A good collector operates not only from a personal aesthetic, but from a sense of discovery. He or she will see something and it will begin to exert an irresistible fascination. The collector will often not know the name of the artist because, at this level of intellectual independence, it won't matter who the hell the artist is. He or she will go see the painting (or whatever) over and over again, and then, with a forced sense of calm, slap down the money. Or:  he or she will see the thing and know that's it, that's what I want, let's get it! In French, this is called a "coup de foudre" and it's more than just love at first sight. It's a heart-tremor and a soul-dusting. It gets inside of you and it won't go away.

After a while, this thing becomes just a piece of artwork that's hanging somewhere, but at the time of its discovery the world is fresh and new, the sensibilities are at least temporarily heightened, and everybody advances to the next square on the board.
Collecting is good for you if you don't take the object itself so seriously.

On the other hand, some objects should be taken more seriously than others - and they're not necessarily the ones a lot of the "experts" dub irreplaceable.  These "experts" are often as deluded as any short-sighted person, tied as some are to a personal/political agenda. Best to prevail - or screw up - independently. In collecting, as in everything else, tomorrow is another day.

I don't think there's anything wrong with wanting to have stuff that meets one's personal standards of excellence. Such standards also change. I didn't know anything when I started out. I just got whatever pleased me. Over time, I began to scope out certain nuances, establish preferences; I got to know both "the field" and myself. I developed a certain open feeling, with elements of: "Okay, show me!" and "No, I don't think so" as well as: "I'll do anything to get this."

I also went through both the "name-itis" and the "one-of-everything" stages. Everybody who isn't spectacularly endowed with talent and judgment absolutely must.
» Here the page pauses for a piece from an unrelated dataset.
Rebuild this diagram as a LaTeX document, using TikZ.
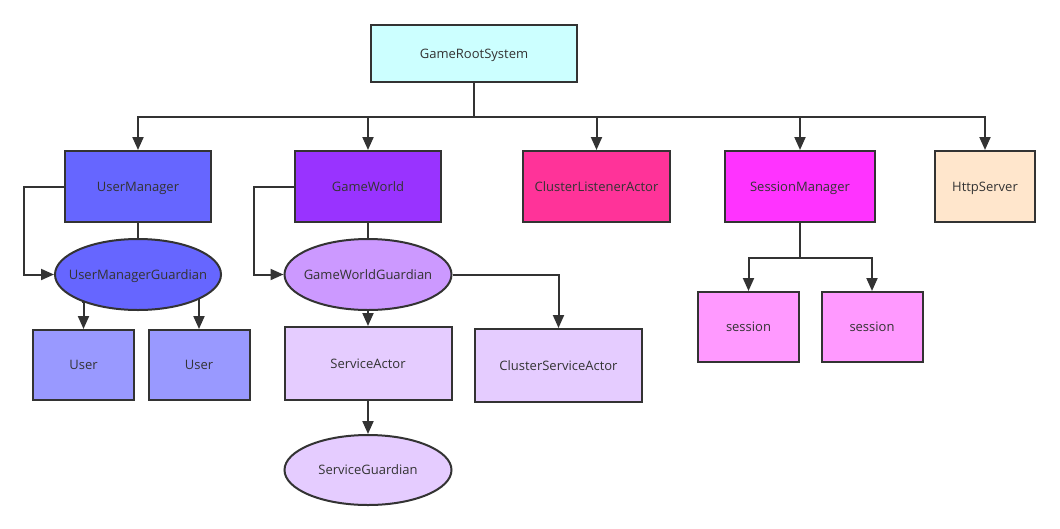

Any sort of growth requires that skins are sloughed off so that other, more durable stuff may grow on top of them. In collecting, the process of sloughing-off is continuous. No REAL collector ever thinks he or she is "done." If collecting is to be a real adventure, it must be pursued with this take-virtually-no-prisoners attitude. I think the urge to collect should also be sprinkled with scholarship, embellished with idiosyncrasy, and redeemed by a sense of responsibility to the community within which a given collection is seen and appreciated. If the collector is interested in self-aggrandisement, there is no community feeling.
It is egotistical and is dedicated to achieving recognition at the expense of everything else. This type of collector will build a wing at the museum and desposit "important" holdings inside of it. Some of these holdings may be worthwhile, but in most cases they were acquired in a competitive spirit which, in my view, is anathema to the spirit of collecting. If you collect to trump another collector, you are, in my opinion, lost. Collecting in this context is just ostentatious movement, another social grace to trot out, a negative raison d'etre. It is trophy-hunting of the most obnoxious sort.

The genuine collector is a serious human being who knows that creating art is a process that interests other serious human beings and is not merely the pursuit of valuable "properties." There is always real estate for that. Or just gambling, which is frankly about winning (you lose in gambling only because you're trying to win) and nothing else.